Russia will pull back from the southern edge of a buffer zone inside Georgia next to South Ossetia tomorrow, a Russian officer said as EU monitors watched to see if Moscow would meet its withdrawal deadline.
It has until Friday to withdraw its troops from 'security zones' inside core Georgian territory -- adjacent to South Ossetia and a second breakaway region, Abkhazia -- under a ceasefire deal brokered by European Union president France following a brief war between Russia and Georgia in August.
"Tomorrow ... the pullout will occur of all six Russian peacekeeping checkpoints from the south of the security zone," Marat Kulakhmetov, commander of Russian peacekeepers in the region, said in the South Ossetian town of Java today.
"The pullback will be completed in one day," he added.
At the Karaleti checkpoint, 20 km south of the boundary, reporters saw a crane lifting concrete blocks that had been in the road. Excavators were filling in trenches.
A second line of Russian troops is located further north, on the de facto South Ossetian border. It was not immediately clear whether the pullback would be matched in the Abkhaz buffer zone.
Russia plans to station more than 7,000 soldiers in South Ossetia and Abkhazia, which it recognised as independent states after the vie-day August war.
An EU mission monitoring the ceasefire would not be drawn on whether the pullout from the six checkpoints would mean Russia was in compliance with the ceasefire deal.
"We will have to verify for ourselves to make sure the deal has been met," said a spokesman for the mission.
Georgian police are due to move in behind retreating Russian forces, to avoid a security vacuum the unarmed EU monitors fear could be exploited by militias active in the region.
Highlighting the risks, a spokeswoman for the EU mission said a group of monitors had been held briefly by "unidentified persons" in the buffer zone yesterday.
A second source familiar with the case said the monitors were detained for one hour by around 20 Ossetian militiamen near the de facto South Ossetia border. Their equipment was taken.
Late today, the Georgian Interior Ministry said Ossetian militiamen had set fire to several houses in the Georgian village of Zardiant Kari in the buffer zone.
The August war erupted after the Georgian government tried to retake South Ossetia, which threw off Tbilisi's rule in the early 1990s. Russia launched a major counter-offensive that drove the Georgian army out of South Ossetia.
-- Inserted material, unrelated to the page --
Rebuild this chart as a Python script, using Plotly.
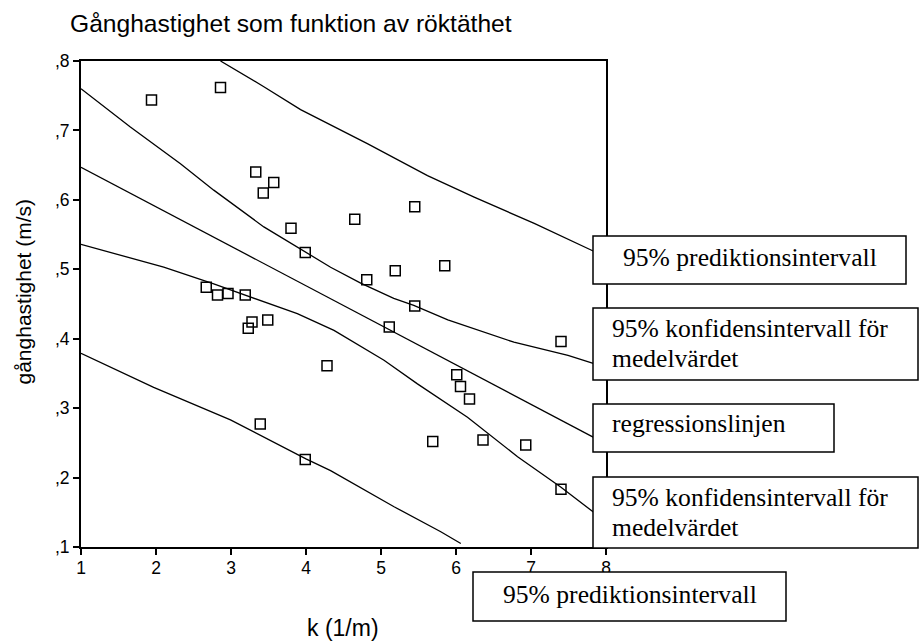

It troops then pushed further into Georgia, saying they were needed there to prevent more Georgian attacks.
The West has condemned Russia for a "disproportionate response" to Georgia's actions.
The war seriously damaged relations between the West and Russia, and deepened Western concern over the security of the Caucasus as a vital transit route for oil and gas from the Caspian Sea, bypassing Russia.
Moscow said it would hold the EU responsible for security in the border zones.
"In the document signed on September 8th, the European Union assumed responsibility for security in these zones, so all enquiries on the matter will now be referred to them, not Georgia," the Interfax news agency quoted top Kremlin foreign policy adviser Sergei Prikhodko as saying.